**JOB:** The lines to extract run from the first line of the material below to the line containing "import matplotlib.pyplot as plt", both included; leave the pictures behind.
-- Start PROVIDED MATERIAL --
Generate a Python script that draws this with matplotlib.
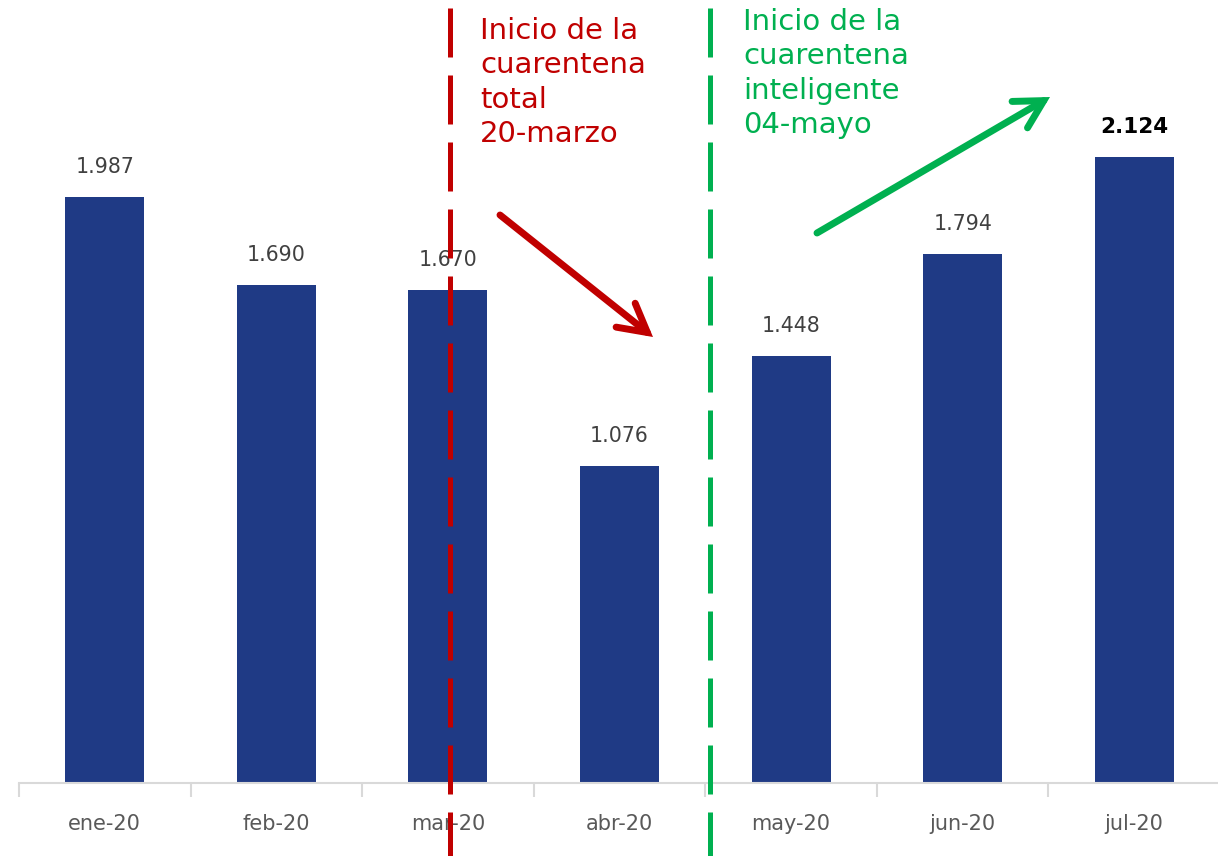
import matplotlib
matplotlib.use("Agg")
import matplotlib.pyplot as plt

months = ["ene-20", "feb-20", "mar-20", "abr-20", "may-20", "jun-20", "jul-20"]
values = [1987, 1690, 1670, 1076, 1448, 1794, 2124]
labels = ["1.987", "1.690", "1.670", "1.076", "1.448", "1.794", "2.124"]

red_text = "Inicio de la\ncuarentena\ntotal\n20-marzo"
green_text = "Inicio de la\ncuarentena\ninteligente\n04-mayo"

plt.rcParams['font.family'] = ['DejaVu Sans']

W, H = 1218, 856
fig = plt.figure(figsize=(W/100, H/100), dpi=100)
ax = fig.add_axes([19/W, 1-783/H, 1201/W, 783/H])

bar_color = '#1F3A85'
x = list(range(len(months)))
ax.bar(x, values, width=0.46, color=bar_color, zorder=2)
ax.set_xlim(-0.5, 6.5)
ax.set_ylim(0, 2655)

for i, (v, lab) in enumerate(zip(values, labels)):
    bold = (i == len(values) - 1)
    ax.annotate(lab, (i, v), xytext=(0, 20), textcoords='offset pixels',
                ha='center', va='bottom', fontsize=15.5 if bold else 14.8,
                color='black' if bold else '#404040',
                fontweight='bold' if bold else 'normal')

for s in ['top', 'right', 'left']:
    ax.spines[s].set_visible(False)
ax.spines['bottom'].set_color('#D9D9D9')
ax.spines['bottom'].set_linewidth(1.5)
ax.set_yticks([])
ax.set_xticks([i - 0.5 for i in range(len(months) + 1)])
ax.set_xticklabels([])
ax.set_xticks(x, minor=True)
ax.set_xticklabels(months, minor=True)
ax.tick_params(axis='x', which='major', length=10, width=1.5, color='#D9D9D9')
ax.tick_params(axis='x', which='minor', length=0, pad=22, labelsize=15, labelcolor='#595959')

red = '#C00000'
green = '#00B050'
trans = ax.get_xaxis_transform()
# vertical dashed lines, drawn from the top down so the dash pattern starts at the top
for xv, col in [(2.01, red), (3.53, green)]:
    ax.plot([xv, xv], [1 - 8/783, -73/783], transform=trans, color=col,
            linewidth=3.6, dashes=(9.8, 3.6), clip_on=False, zorder=3,
            solid_capstyle='butt', dash_capstyle='butt')

ax.text(480/W, 1-17/H, red_text, transform=fig.transFigure, ha='left', va='top',
        fontsize=21, color=red, linespacing=1.29)
ax.text(743/W, 1-8/H, green_text, transform=fig.transFigure, ha='left', va='top',
        fontsize=21, color=green, linespacing=1.29)

# arrows
for (x0, y0, x1, y1, col) in [(500, 215, 653, 337, red), (817, 233, 1050, 97, green)]:
    ax.annotate('', xy=(x1/W, 1-y1/H), xytext=(x0/W, 1-y0/H), xycoords='figure fraction',
                arrowprops=dict(arrowstyle='->,head_length=2.0,head_width=1.1', color=col,
                                lw=5, shrinkA=0, shrinkB=0, capstyle='round',
                                joinstyle='miter'))

fig.savefig('out.png', dpi=100)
-- End PROVIDED MATERIAL --
**WORKED ANSWER:**
Generate a Python script that draws this with matplotlib.
import matplotlib
matplotlib.use("Agg")
import matplotlib.pyplot as plt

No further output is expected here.